Peter S. Beagle, Summerlong
(Tachyon Publications Sep 2016)
Beagle’s first fantasy novel in over 15 years does not disappoint, a tale of a couple in the Pacific Northwest who find their lives changed by the arrival of a beautiful young waitress. ‘‘It’s a lovely, graceful, quiet meditation on matters of aging, families, art, love, relationships, and (since this is Beagle) Greek mythology.’’ [Gary K. Wolfe]
Keith Donohue, The Motion of Puppets
(Picador Oct 2016)
Donohue moves the story of Orpheus and Eurydice to Quebec for this wondrously strange and dark tale of a woman turned into a puppet and her husband’s search for her, even as he is suspected by the police. With its puppets that come to life between midnight and dawn, this is a rich tale drawing on myth and folklore – and the story of photographer Eadweard Muybridge.
Karen Joy Fowler, ed., The Best American Science Fiction and Fantasy 2016
(Houghton Mifflin Harcourt/Mariner Oct 2016)
Noted literary author Fowler presents 20 stories – ten fantasy, ten SF – from 2015 for this best-of-the-year anthology covering works from the US and Canada. The impressive roster of authors includes Sofia Samatar, Kelly Link, Catherynne M. Valente, Salman Rushdie, and Ted Chiang.
Ursula K. Le Guin, Words Are My Matter: Writings About Life and Books, 2000-2016, with a Journal of a Writer’s Week
(Small Beer Press Oct 2016)
Le Guin’s insightful non-fiction can be as intriguing as her SF, and this collection of recent work provides plenty of examples with 68 pieces, including talks, essays, book reviews and introductions, a poem, and a foreword on writing non-fiction.
Cixin Liu, Death’s End
(Tor Sep 2016)
Liu, one of China’s most-respected SF authors, wraps up his epic Three-Body trilogy with this volume. Fifty years after the Doomsday Battle, Earth is profiting from the knowledge of their alien former enemies, who are themselves adopting aspects of Earth culture, but a long-forgotten program threatens the balance between the two worlds. Translated from the Chinese by Ken Liu.

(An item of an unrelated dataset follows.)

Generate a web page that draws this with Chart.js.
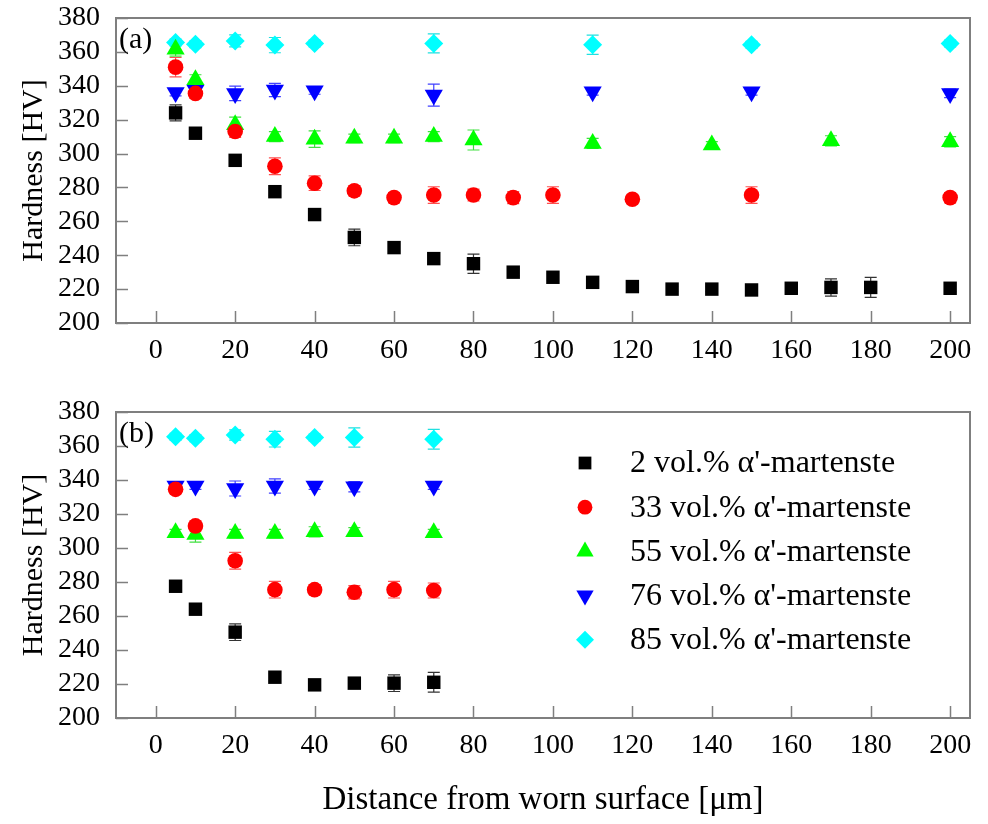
<!DOCTYPE html>
<html>
<head>
<meta charset="utf-8">
<script src="https://cdn.jsdelivr.net/npm/chart.js@4/dist/chart.umd.min.js"></script>
<style>
  body { margin: 0; background: #fff; }
  #wrap { position: relative; width: 988px; height: 824px; }
  canvas { position: absolute; left: 0; }
  #panelA { top: 0; }
  #panelB { top: 390px; }
</style>
</head>
<body>
<div id="wrap">
  <canvas id="panelA" width="988" height="380"></canvas>
  <canvas id="panelB" width="988" height="434"></canvas>
</div>
<script>
// ── Data: panel (a) ─────────────────────────────────────
var xA2  = [5, 10, 20, 30, 40, 50, 60, 70, 80, 90, 100, 110, 120, 130, 140, 150, 160, 170, 180, 200];
var yA2  = [324, 312, 296, 277.5, 264, 250.5, 244.5, 238, 235, 230, 227, 224, 221.5, 220, 220, 219.5, 220.5, 221, 221, 220.5];
var eA2  = [4.7, 2, 2, 2, 2, 4.9, 2, 2, 5.7, 2, 2, 2, 2, 1.5, 1.5, 1.5, 2, 5.1, 5.9, 2];

var xA33 = [5, 10, 20, 30, 40, 50, 60, 70, 80, 90, 100, 120, 150, 200];
var yA33 = [351, 335.5, 313, 292.5, 282.5, 278, 274, 275.5, 275.5, 274, 275.5, 273, 275.5, 274];
var eA33 = [5.7, 3, 3.5, 4.9, 4.3, 3, 3, 4.9, 3.5, 3.5, 4.9, 2.5, 4.9, 3];

var xA55 = [5, 10, 20, 30, 40, 50, 60, 70, 80, 110, 140, 170, 200];
var yA55 = [361.5, 343.5, 317, 310, 308.5, 309, 309, 310, 308, 306, 305, 307.5, 307];
var eA55 = [4, 3, 4.5, 3, 4.9, 2.5, 2.5, 3, 5.9, 3, 2, 3, 3];

var xA76 = [5, 10, 20, 30, 40, 70, 110, 150, 200];
var yA76 = [336, 337.5, 335.5, 337.5, 337, 334.5, 336.5, 336.5, 335.5];
var eA76 = [2, 3, 4.3, 3.9, 2, 6.5, 2, 2, 2.5];

var xA85 = [5, 10, 20, 30, 40, 70, 110, 150, 200];
var yA85 = [365.5, 364.5, 366.5, 364, 365, 365, 364.2, 364.2, 365];
var eA85 = [2, 2, 3.5, 4.5, 2, 5.6, 5.7, 2, 2];

// ── Data: panel (b) ─────────────────────────────────────
var xB2  = [5, 10, 20, 30, 40, 50, 60, 70];
var yB2  = [277.5, 264, 250.5, 224, 219.5, 220.5, 220.5, 221];
var eB2  = [2, 2, 4.9, 2, 2, 2.5, 4.9, 5.8];

var xB33 = [5, 10, 20, 30, 40, 50, 60, 70];
var yB33 = [334.5, 313, 292.5, 275.5, 275.5, 274, 275.5, 275];
var eB33 = [2.5, 3, 4.9, 4.9, 3, 3.9, 4.9, 4.4];

var xB55 = [5, 10, 20, 30, 40, 50, 70];
var yB55 = [309, 308, 308.5, 308.5, 309.5, 309.5, 309];
var eB55 = [2, 4.6, 2.5, 2.5, 3, 2.5, 2];

var xB76 = [5, 10, 20, 30, 40, 50, 70];
var yB76 = [336.5, 336.5, 335, 336.5, 336.5, 336, 336.5];
var eB76 = [2, 2, 4.4, 4.2, 2, 3, 2];

var xB85 = [5, 10, 20, 30, 40, 50, 70];
var yB85 = [365.5, 364.5, 366.5, 364, 365, 365, 364];
var eB85 = [2, 2, 3, 4.6, 2, 5.7, 5.8];

// ── Axes and series labels ──────────────────────────────
var xTicks = [0, 20, 40, 60, 80, 100, 120, 140, 160, 180, 200];
var yTicks = [200, 220, 240, 260, 280, 300, 320, 340, 360, 380];
var seriesLabels = [
  "2 vol.% \u03b1'-martenste",
  "33 vol.% \u03b1'-martenste",
  "55 vol.% \u03b1'-martenste",
  "76 vol.% \u03b1'-martenste",
  "85 vol.% \u03b1'-martenste"
];

var FONT = "'Liberation Serif', 'Times New Roman', serif";
var FRAME = '#7f7f7f';

var styles = [
  { color: '#000000', bar: '#333333', point: 'rect',     radius: 9.5, rotation: 0 },
  { color: '#ff0000', bar: '#ff5050', point: 'circle',   radius: 7.8, rotation: 0 },
  { color: '#00ff00', bar: '#40e040', point: 'triangle', radius: 10.5, rotation: 0 },
  { color: '#0000ff', bar: '#4040ff', point: 'triangle', radius: 10.5, rotation: 180 },
  { color: '#00ffff', bar: '#20e0e0', point: 'rectRot',  radius: 9.5, rotation: 0 }
];

function pts(xs, ys) {
  return xs.map(function (x, i) { return { x: x, y: ys[i] }; });
}

function buildSets(groups) {
  return groups.map(function (g, i) {
    var s = styles[i];
    return {
      label: seriesLabels[i],
      data: pts(g[0], g[1]),
      errors: g[2],
      barColor: s.bar,
      showLine: false,
      pointStyle: s.point,
      pointRotation: s.rotation,
      pointRadius: s.radius,
      pointHoverRadius: s.radius,
      pointBackgroundColor: s.color,
      pointBorderColor: s.color,
      pointBorderWidth: 0
    };
  });
}

// ── Error bars (drawn through the scales) ───────────────
var errorBars = {
  id: 'errorBars',
  beforeDatasetsDraw: function (chart) {
    var ctx = chart.ctx, xs = chart.scales.x, ys = chart.scales.y;
    ctx.save();
    ctx.lineWidth = 1.2;
    chart.data.datasets.forEach(function (ds) {
      ctx.strokeStyle = ds.barColor;
      ds.data.forEach(function (p, i) {
        var e = ds.errors[i];
        var px = xs.getPixelForValue(p.x);
        var y1 = ys.getPixelForValue(p.y + e);
        var y2 = ys.getPixelForValue(p.y - e);
        ctx.beginPath();
        ctx.moveTo(px, y1); ctx.lineTo(px, y2);
        ctx.moveTo(px - 6, y1); ctx.lineTo(px + 6, y1);
        ctx.moveTo(px - 6, y2); ctx.lineTo(px + 6, y2);
        ctx.stroke();
      });
    });
    ctx.restore();
  }
};

// ── Frame, inward ticks and panel tag ───────────────────
var frame = {
  id: 'frame',
  afterDraw: function (chart) {
    var ctx = chart.ctx;
    var xs = chart.scales.x, ys = chart.scales.y;
    var L = xs.left, R = xs.right, T = ys.top, B = ys.bottom;
    ctx.save();
    ctx.strokeStyle = FRAME;
    ctx.lineWidth = 2;
    ctx.strokeRect(L, T, R - L, B - T);
    ctx.lineWidth = 1.5;
    ctx.beginPath();
    xs.ticks.forEach(function (t) {
      var px = Math.round(xs.getPixelForValue(t.value)) + 0.5;
      ctx.moveTo(px, B); ctx.lineTo(px, B - 12);
    });
    ys.ticks.forEach(function (t) {
      var py = Math.round(ys.getPixelForValue(t.value)) + 0.5;
      ctx.moveTo(L, py); ctx.lineTo(L + 12, py);
    });
    ctx.stroke();
    ctx.fillStyle = '#000';
    ctx.font = '30px ' + FONT;
    ctx.textBaseline = 'middle';
    ctx.fillText(chart.options.panelTag, L + 3, T + 22);
    ctx.restore();
  }
};

// ── Legend inside panel (b) ─────────────────────────────
function drawMarker(ctx, style, x, y, r) {
  ctx.fillStyle = style.color;
  ctx.beginPath();
  if (style.point === 'rect') {
    var h = r * Math.SQRT1_2;
    ctx.rect(x - h, y - h, 2 * h, 2 * h);
  } else if (style.point === 'circle') {
    ctx.arc(x, y, r, 0, Math.PI * 2);
  } else if (style.point === 'triangle') {
    var d = style.rotation ? -1 : 1;
    var w = r * Math.sin(Math.PI / 3);
    ctx.moveTo(x, y - d * r);
    ctx.lineTo(x + w, y + d * r / 2);
    ctx.lineTo(x - w, y + d * r / 2);
    ctx.closePath();
  } else {
    ctx.moveTo(x, y - r); ctx.lineTo(x + r, y);
    ctx.lineTo(x, y + r); ctx.lineTo(x - r, y);
    ctx.closePath();
  }
  ctx.fill();
}

var insideLegend = {
  id: 'insideLegend',
  afterDraw: function (chart) {
    if (!chart.options.showInsideLegend) return;
    var ctx = chart.ctx;
    ctx.save();
    ctx.font = '32px ' + FONT;
    ctx.textBaseline = 'middle';
    seriesLabels.forEach(function (lab, i) {
      var y = 73 + i * 44.2;
      drawMarker(ctx, styles[i], 585, y, styles[i].radius * 0.95);
      ctx.fillStyle = '#000';
      ctx.fillText(lab, 630, y + 1);
    });
    ctx.restore();
  }
};

function makeChart(id, datasets, cfg) {
  return new Chart(document.getElementById(id), {
    type: 'scatter',
    data: { datasets: datasets },
    plugins: [errorBars, frame, insideLegend],
    options: {
      responsive: false,
      animation: false,
      panelTag: cfg.tag,
      showInsideLegend: cfg.legend,
      layout: { padding: { top: cfg.top, right: 18, left: 0, bottom: 0 } },
      plugins: { legend: { display: false }, tooltip: { enabled: false } },
      scales: {
        x: {
          type: 'linear', min: -10, max: 205,
          afterBuildTicks: function (s) { s.ticks = xTicks.map(function (v) { return { value: v }; }); },
          afterFit: function (s) {
            s.height = cfg.xHeight;
            s.paddingLeft = 0; s.paddingRight = 0;
          },
          grid: { display: false, drawTicks: false },
          border: { display: false },
          ticks: { autoSkip: false, padding: 11, color: '#000', font: { family: FONT, size: 28 }, maxRotation: 0 },
          title: {
            display: cfg.xTitle,
            text: 'Distance from worn surface [\u03bcm]',
            color: '#000',
            font: { family: FONT, size: 33 },
            padding: { top: 0, bottom: 4 }
          }
        },
        y: {
          type: 'linear', min: 200, max: 380,
          afterBuildTicks: function (s) { s.ticks = yTicks.map(function (v) { return { value: v }; }); },
          afterFit: function (s) {
            s.width = 116;
            s.paddingTop = 0; s.paddingBottom = 0;
          },
          grid: { display: false, drawTicks: false },
          border: { display: false },
          ticks: { autoSkip: false, padding: 16, color: '#000', font: { family: FONT, size: 28 } },
          title: {
            display: true,
            text: 'Hardness [HV]',
            color: '#000',
            font: { family: FONT, size: 30 },
            padding: { top: 16, bottom: 0 }
          }
        }
      }
    }
  });
}

makeChart('panelA', buildSets([
  [xA2, yA2, eA2], [xA33, yA33, eA33], [xA55, yA55, eA55], [xA76, yA76, eA76], [xA85, yA85, eA85]
]), { tag: '(a)', legend: false, top: 18, xHeight: 57, xTitle: false });

makeChart('panelB', buildSets([
  [xB2, yB2, eB2], [xB33, yB33, eB33], [xB55, yB55, eB55], [xB76, yB76, eB76], [xB85, yB85, eB85]
]), { tag: '(b)', legend: true, top: 22, xHeight: 106, xTitle: true });
</script>
</body>
</html>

Ken Liu, The Wall of Storms
(Simon & Schuster/Saga Press Oct 2016)
Liu returns with the second book in his epic ‘‘silkpunk’’ fantasy series, the Dandelion Dynasty, drawing on the legends and history of ancient China. Former con man Kuni Garu, having ruled as Emperor Ragin for almost ten years, struggles to hold his empire together and maintain progress against intrigue, unrest, an unexpected invasion, and the schemes of his own grown children.
Garth Nix, Goldenhand
(HarperCollins Oct 2016)
The fifth young-adult novel in Nix’s highly popular Old Kingdom series follows Abhorsen-in-waiting Lirael, who finds her old friend Nicholas Sayre tainted with Free Magic and seeks help for him from the librarians of the Clayr, with whom she grew up; meanwhile, a messenger from the far north undertakes a desperate journey to reach Lirael with vital information.

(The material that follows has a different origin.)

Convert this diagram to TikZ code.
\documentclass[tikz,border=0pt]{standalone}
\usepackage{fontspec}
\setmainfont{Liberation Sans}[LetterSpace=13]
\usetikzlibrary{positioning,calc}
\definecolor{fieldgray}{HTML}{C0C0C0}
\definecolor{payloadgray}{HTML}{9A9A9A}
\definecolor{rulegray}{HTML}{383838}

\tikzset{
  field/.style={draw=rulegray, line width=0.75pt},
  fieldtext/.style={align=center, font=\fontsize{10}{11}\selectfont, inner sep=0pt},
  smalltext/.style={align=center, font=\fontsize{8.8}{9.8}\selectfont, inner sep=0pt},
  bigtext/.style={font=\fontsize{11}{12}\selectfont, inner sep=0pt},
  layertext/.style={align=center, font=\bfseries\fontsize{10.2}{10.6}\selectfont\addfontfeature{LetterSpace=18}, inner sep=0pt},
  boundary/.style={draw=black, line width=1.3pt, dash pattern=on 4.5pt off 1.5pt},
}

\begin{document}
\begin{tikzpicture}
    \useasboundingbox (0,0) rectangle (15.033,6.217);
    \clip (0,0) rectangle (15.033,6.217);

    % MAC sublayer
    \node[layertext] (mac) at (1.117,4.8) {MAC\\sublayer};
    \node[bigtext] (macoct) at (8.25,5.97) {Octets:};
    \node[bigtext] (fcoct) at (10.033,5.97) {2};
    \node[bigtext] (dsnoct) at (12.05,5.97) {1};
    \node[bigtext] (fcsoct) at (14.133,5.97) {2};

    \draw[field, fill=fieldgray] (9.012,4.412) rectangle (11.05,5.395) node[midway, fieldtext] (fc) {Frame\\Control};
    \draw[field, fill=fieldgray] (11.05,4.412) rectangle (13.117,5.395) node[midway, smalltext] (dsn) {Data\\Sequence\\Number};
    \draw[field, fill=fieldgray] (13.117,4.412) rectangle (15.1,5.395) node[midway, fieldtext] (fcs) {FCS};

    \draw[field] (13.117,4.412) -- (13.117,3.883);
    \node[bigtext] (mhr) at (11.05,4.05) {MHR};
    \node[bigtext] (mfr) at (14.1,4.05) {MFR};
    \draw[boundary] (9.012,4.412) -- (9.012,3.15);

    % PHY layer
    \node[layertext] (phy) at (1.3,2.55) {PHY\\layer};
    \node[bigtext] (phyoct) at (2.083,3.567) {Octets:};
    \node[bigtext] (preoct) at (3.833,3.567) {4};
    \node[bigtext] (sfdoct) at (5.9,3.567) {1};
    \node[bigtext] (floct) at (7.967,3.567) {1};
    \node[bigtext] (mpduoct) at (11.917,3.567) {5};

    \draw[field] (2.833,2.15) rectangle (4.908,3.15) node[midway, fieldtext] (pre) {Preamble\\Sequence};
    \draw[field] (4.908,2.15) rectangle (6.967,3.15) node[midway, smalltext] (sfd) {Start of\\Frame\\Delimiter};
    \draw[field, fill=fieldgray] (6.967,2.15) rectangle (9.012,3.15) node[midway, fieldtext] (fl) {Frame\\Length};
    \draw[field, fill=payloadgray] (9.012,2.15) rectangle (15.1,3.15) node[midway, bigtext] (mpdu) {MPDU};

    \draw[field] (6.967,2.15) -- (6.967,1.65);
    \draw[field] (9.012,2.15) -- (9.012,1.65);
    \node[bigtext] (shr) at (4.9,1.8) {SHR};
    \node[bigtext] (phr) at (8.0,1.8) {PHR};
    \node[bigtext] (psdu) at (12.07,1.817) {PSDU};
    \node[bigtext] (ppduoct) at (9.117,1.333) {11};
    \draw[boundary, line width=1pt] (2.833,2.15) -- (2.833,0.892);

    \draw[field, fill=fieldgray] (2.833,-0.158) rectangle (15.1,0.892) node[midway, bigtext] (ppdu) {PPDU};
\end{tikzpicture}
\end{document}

Sarah Porter, Vassa in the Night
(Tor Teen Sep 2016)
Vassa braves a strange, chicken-legged, dancing store late at night, despite knowing that few customers leave alive, in this wonderfully warped and somewhat surreal young-adult fantasy. Based loosely on the Russian fairy tale of ‘‘Vassilissa the Beautiful’’, this quirky tale has the witch Baba Yaga running a chain of all-night stores in a city where the nights get mysteriously longer and longer.
Alexander Weinstein, Children of the New World
(Picador Sep 2016)
Weinstein’s first collection presents 13 near-future SF stories, two brand new – and only one of which appeared in a genre source. Witty, nuanced, and occasionally satirical, these stories extrapolate from today’s technology to portray familiar, yet fresh, and sometimes frightening, futures. ‘‘Increasingly, genre readers need to be on the lookout for intriguing new work from beyond the traditional SF sources…. As fine a debut collection as I’ve seen in some time, and a book to read and celebrate.’’ [Rich Horton]
Connie Willis, Crosstalk
(Ballantine Del Rey Oct 2016)
Willis’s latest novel is near-future SF in screwball romantic comedy mode – with touches of suspense and social satire, exploring what happens when you have too much connectivity. Briddey Flannigan gets a procedure to increase her emotional awareness of her boyfriend, but somehow develops a sort of telepathy that quickly becomes a curse. ‘‘Crosstalk is a virtuoso performance that isn’t just for show: both daffy and deep.’’ [Faren Miller] Published 9/16 in the UK by Gollancz.